[Charts and diagrams as code]
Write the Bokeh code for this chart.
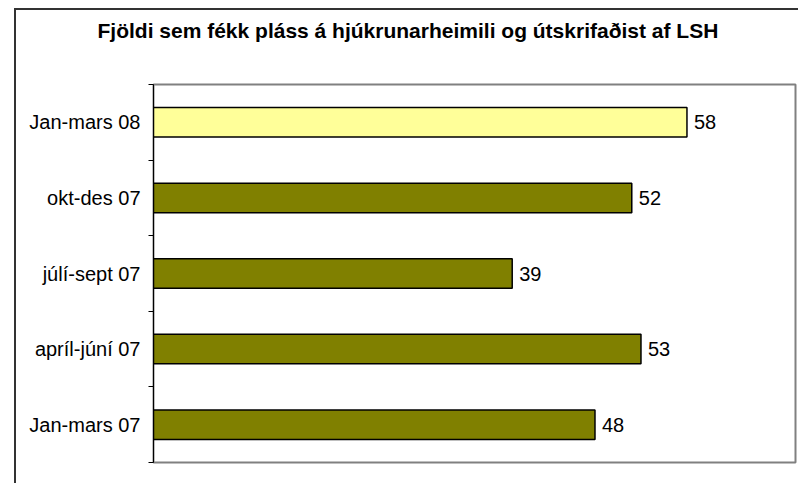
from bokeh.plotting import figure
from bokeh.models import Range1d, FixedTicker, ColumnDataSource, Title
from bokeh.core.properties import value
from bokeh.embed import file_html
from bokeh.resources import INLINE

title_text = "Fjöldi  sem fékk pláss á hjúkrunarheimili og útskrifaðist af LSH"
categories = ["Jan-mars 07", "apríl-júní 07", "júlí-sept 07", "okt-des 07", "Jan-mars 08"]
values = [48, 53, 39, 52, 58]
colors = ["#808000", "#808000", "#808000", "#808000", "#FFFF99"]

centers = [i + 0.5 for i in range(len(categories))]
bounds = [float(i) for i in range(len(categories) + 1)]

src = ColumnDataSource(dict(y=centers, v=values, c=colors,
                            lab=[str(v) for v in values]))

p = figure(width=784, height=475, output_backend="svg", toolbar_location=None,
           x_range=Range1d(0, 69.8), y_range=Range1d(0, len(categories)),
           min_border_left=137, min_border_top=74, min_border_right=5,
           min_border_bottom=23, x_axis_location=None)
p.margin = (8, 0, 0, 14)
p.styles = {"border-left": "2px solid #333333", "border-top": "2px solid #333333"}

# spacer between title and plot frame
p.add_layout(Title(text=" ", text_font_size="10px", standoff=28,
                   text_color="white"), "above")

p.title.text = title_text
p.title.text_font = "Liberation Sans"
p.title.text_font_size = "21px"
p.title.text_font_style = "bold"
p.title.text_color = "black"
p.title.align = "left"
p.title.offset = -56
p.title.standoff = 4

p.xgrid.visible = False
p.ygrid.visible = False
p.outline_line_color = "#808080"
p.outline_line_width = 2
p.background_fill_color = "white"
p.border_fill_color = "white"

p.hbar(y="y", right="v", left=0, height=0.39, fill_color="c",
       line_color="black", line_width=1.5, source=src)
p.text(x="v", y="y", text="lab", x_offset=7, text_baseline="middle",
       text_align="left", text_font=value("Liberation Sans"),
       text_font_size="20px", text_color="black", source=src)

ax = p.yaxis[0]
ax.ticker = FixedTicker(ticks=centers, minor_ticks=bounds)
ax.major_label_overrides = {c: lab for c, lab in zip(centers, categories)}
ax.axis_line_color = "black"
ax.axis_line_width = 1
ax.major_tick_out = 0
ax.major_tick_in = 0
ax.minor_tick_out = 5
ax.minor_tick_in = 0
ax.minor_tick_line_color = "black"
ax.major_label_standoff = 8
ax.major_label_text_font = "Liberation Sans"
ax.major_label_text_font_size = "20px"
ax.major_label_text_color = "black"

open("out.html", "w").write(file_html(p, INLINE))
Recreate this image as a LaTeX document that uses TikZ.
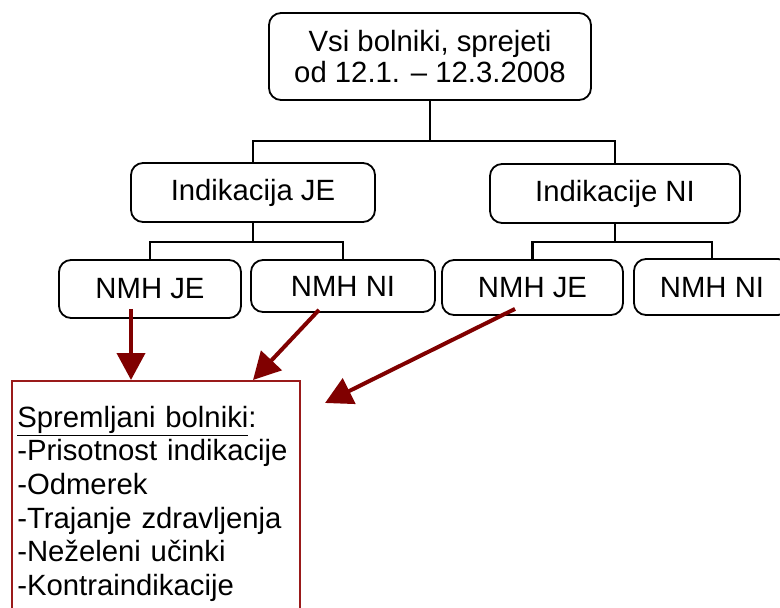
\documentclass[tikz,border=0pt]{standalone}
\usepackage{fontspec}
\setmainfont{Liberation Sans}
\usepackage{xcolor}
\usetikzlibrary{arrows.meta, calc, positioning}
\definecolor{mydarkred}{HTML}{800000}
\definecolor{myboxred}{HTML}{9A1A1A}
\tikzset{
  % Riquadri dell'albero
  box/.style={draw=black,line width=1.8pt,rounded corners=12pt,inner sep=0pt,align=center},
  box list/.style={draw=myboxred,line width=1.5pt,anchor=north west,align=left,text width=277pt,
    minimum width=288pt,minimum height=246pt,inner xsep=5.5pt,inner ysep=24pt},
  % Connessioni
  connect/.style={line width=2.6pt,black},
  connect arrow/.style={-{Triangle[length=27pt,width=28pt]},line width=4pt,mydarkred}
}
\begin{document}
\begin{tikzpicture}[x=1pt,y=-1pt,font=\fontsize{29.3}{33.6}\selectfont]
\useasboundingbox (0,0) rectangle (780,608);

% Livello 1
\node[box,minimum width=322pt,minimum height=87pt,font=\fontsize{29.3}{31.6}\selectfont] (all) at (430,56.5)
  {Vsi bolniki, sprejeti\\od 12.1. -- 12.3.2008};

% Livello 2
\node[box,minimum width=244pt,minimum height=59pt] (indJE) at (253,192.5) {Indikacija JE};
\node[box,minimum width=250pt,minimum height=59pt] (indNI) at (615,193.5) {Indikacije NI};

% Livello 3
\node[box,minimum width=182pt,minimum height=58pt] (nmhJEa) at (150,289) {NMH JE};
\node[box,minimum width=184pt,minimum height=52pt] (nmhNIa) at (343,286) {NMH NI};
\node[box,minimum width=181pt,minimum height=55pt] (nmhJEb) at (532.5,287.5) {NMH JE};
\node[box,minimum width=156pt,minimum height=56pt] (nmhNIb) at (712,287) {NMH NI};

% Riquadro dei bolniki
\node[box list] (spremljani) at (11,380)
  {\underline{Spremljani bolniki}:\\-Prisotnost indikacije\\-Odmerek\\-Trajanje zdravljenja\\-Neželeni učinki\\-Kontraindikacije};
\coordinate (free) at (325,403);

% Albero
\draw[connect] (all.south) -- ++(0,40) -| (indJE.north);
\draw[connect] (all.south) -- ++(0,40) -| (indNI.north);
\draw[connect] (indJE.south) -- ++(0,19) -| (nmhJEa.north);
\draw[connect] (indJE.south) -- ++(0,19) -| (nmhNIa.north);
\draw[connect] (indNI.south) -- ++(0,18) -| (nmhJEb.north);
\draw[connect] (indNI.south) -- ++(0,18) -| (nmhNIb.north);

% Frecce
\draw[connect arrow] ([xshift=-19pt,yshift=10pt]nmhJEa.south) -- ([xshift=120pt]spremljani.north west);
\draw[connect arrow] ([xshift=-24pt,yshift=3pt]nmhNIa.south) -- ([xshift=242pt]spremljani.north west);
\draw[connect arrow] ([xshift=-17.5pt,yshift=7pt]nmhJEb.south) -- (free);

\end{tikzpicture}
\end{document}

→ WHAT THE TASK ASKS: Make an exact copy of all entries above, dropping the images.

→ ANSWER TO THIS EXERCISE:
Write the Bokeh code for this chart.
from bokeh.plotting import figure
from bokeh.models import Range1d, FixedTicker, ColumnDataSource, Title
from bokeh.core.properties import value
from bokeh.embed import file_html
from bokeh.resources import INLINE

title_text = "Fjöldi  sem fékk pláss á hjúkrunarheimili og útskrifaðist af LSH"
categories = ["Jan-mars 07", "apríl-júní 07", "júlí-sept 07", "okt-des 07", "Jan-mars 08"]
values = [48, 53, 39, 52, 58]
colors = ["#808000", "#808000", "#808000", "#808000", "#FFFF99"]

centers = [i + 0.5 for i in range(len(categories))]
bounds = [float(i) for i in range(len(categories) + 1)]

src = ColumnDataSource(dict(y=centers, v=values, c=colors,
                            lab=[str(v) for v in values]))

p = figure(width=784, height=475, output_backend="svg", toolbar_location=None,
           x_range=Range1d(0, 69.8), y_range=Range1d(0, len(categories)),
           min_border_left=137, min_border_top=74, min_border_right=5,
           min_border_bottom=23, x_axis_location=None)
p.margin = (8, 0, 0, 14)
p.styles = {"border-left": "2px solid #333333", "border-top": "2px solid #333333"}

# spacer between title and plot frame
p.add_layout(Title(text=" ", text_font_size="10px", standoff=28,
                   text_color="white"), "above")

p.title.text = title_text
p.title.text_font = "Liberation Sans"
p.title.text_font_size = "21px"
p.title.text_font_style = "bold"
p.title.text_color = "black"
p.title.align = "left"
p.title.offset = -56
p.title.standoff = 4

p.xgrid.visible = False
p.ygrid.visible = False
p.outline_line_color = "#808080"
p.outline_line_width = 2
p.background_fill_color = "white"
p.border_fill_color = "white"

p.hbar(y="y", right="v", left=0, height=0.39, fill_color="c",
       line_color="black", line_width=1.5, source=src)
p.text(x="v", y="y", text="lab", x_offset=7, text_baseline="middle",
       text_align="left", text_font=value("Liberation Sans"),
       text_font_size="20px", text_color="black", source=src)

ax = p.yaxis[0]
ax.ticker = FixedTicker(ticks=centers, minor_ticks=bounds)
ax.major_label_overrides = {c: lab for c, lab in zip(centers, categories)}
ax.axis_line_color = "black"
ax.axis_line_width = 1
ax.major_tick_out = 0
ax.major_tick_in = 0
ax.minor_tick_out = 5
ax.minor_tick_in = 0
ax.minor_tick_line_color = "black"
ax.major_label_standoff = 8
ax.major_label_text_font = "Liberation Sans"
ax.major_label_text_font_size = "20px"
ax.major_label_text_color = "black"

open("out.html", "w").write(file_html(p, INLINE))
Recreate this image as a LaTeX document that uses TikZ.
\documentclass[tikz,border=0pt]{standalone}
\usepackage{fontspec}
\setmainfont{Liberation Sans}
\usepackage{xcolor}
\usetikzlibrary{arrows.meta, calc, positioning}
\definecolor{mydarkred}{HTML}{800000}
\definecolor{myboxred}{HTML}{9A1A1A}
\tikzset{
  % Riquadri dell'albero
  box/.style={draw=black,line width=1.8pt,rounded corners=12pt,inner sep=0pt,align=center},
  box list/.style={draw=myboxred,line width=1.5pt,anchor=north west,align=left,text width=277pt,
    minimum width=288pt,minimum height=246pt,inner xsep=5.5pt,inner ysep=24pt},
  % Connessioni
  connect/.style={line width=2.6pt,black},
  connect arrow/.style={-{Triangle[length=27pt,width=28pt]},line width=4pt,mydarkred}
}
\begin{document}
\begin{tikzpicture}[x=1pt,y=-1pt,font=\fontsize{29.3}{33.6}\selectfont]
\useasboundingbox (0,0) rectangle (780,608);

% Livello 1
\node[box,minimum width=322pt,minimum height=87pt,font=\fontsize{29.3}{31.6}\selectfont] (all) at (430,56.5)
  {Vsi bolniki, sprejeti\\od 12.1. -- 12.3.2008};

% Livello 2
\node[box,minimum width=244pt,minimum height=59pt] (indJE) at (253,192.5) {Indikacija JE};
\node[box,minimum width=250pt,minimum height=59pt] (indNI) at (615,193.5) {Indikacije NI};

% Livello 3
\node[box,minimum width=182pt,minimum height=58pt] (nmhJEa) at (150,289) {NMH JE};
\node[box,minimum width=184pt,minimum height=52pt] (nmhNIa) at (343,286) {NMH NI};
\node[box,minimum width=181pt,minimum height=55pt] (nmhJEb) at (532.5,287.5) {NMH JE};
\node[box,minimum width=156pt,minimum height=56pt] (nmhNIb) at (712,287) {NMH NI};

% Riquadro dei bolniki
\node[box list] (spremljani) at (11,380)
  {\underline{Spremljani bolniki}:\\-Prisotnost indikacije\\-Odmerek\\-Trajanje zdravljenja\\-Neželeni učinki\\-Kontraindikacije};
\coordinate (free) at (325,403);

% Albero
\draw[connect] (all.south) -- ++(0,40) -| (indJE.north);
\draw[connect] (all.south) -- ++(0,40) -| (indNI.north);
\draw[connect] (indJE.south) -- ++(0,19) -| (nmhJEa.north);
\draw[connect] (indJE.south) -- ++(0,19) -| (nmhNIa.north);
\draw[connect] (indNI.south) -- ++(0,18) -| (nmhJEb.north);
\draw[connect] (indNI.south) -- ++(0,18) -| (nmhNIb.north);

% Frecce
\draw[connect arrow] ([xshift=-19pt,yshift=10pt]nmhJEa.south) -- ([xshift=120pt]spremljani.north west);
\draw[connect arrow] ([xshift=-24pt,yshift=3pt]nmhNIa.south) -- ([xshift=242pt]spremljani.north west);
\draw[connect arrow] ([xshift=-17.5pt,yshift=7pt]nmhJEb.south) -- (free);

\end{tikzpicture}
\end{document}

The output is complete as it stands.